FX Weekly Preview: The Dog Days of August are Upon Us

The die is cast. To defend the uneven expansion and ward off disinflationary forces, monetary authorities will provide more accommodation. The Federal Reserve delivered its first rate cut in more than a decade and stopped unwinding its balance sheet two months earlier than it previously indicated (worth $100 bln of additional buying of Treasuries and Agencies). Following the end of the tariff truce, and after the July jobs report, the market was certain the Fed would cut rates again in September, according to Bloomberg and CME calculations).

The ECB has signaled its intention to ease policy in September. It is also thought to be considering several different tools, including a deeper negative deposit rate, renewed asset purchases, and perhaps, easier terms for the TLTRO that will be forthcoming at the start of Q4.

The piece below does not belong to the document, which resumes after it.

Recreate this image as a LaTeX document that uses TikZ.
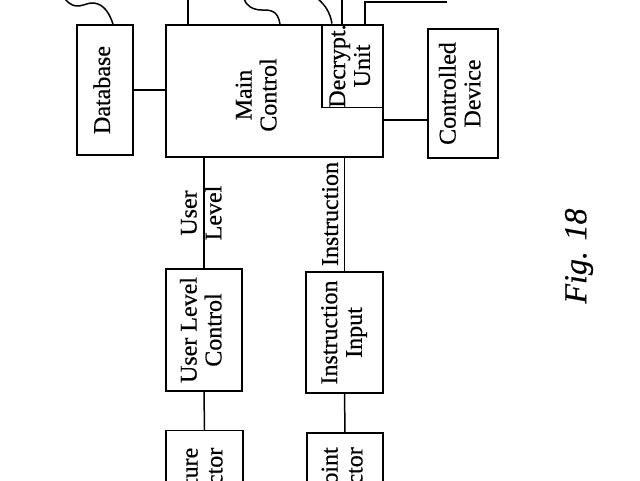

The BOJ has downgraded its growth forecasts and acknowledges that it will not meet its inflation target for at least the next two years. It is unlikely to move until the after October when the impact of the sales tax increase can be assessed.

The US has lifted the debt ceiling and suspending spending caps. US fiscal policy is less restrictive, and there is talk that the Trump Administration will support efforts to index capital gains. UK government spending to prepare for a no-deal exit will increase, but it may prove insufficient to offset the private sector investment paralysis. Germany, it would seem from the outside, has the need and resources to expand fiscal policy (and funding at negative yields), but it lacks the will. On the other hand, Italy has the will but lacks the means. Japan can provide a supplemental budget if the sales tax increase makes it necessary.

Data from the first half no longer matters in terms of policy and even July data will have little impact. Before the central banks meet again, they will have a sense of how August is faring. The coming weeks have all the makings of the summer doldrums.

However, Trump’s declaration of new tariffs on China shifts the dynamics. Risks to world growth are greater.  Interest rates will be lower for longer. The market may have been momentarily distracted by Powell’s comments during the press conference about the trajectory of Fed policy. The new tariffs prompted investors to lock in a third cut this year and price in about a one-in-four or one-in-five chance of a fourth cut, which would be one in each of the remaining FOMC meetings.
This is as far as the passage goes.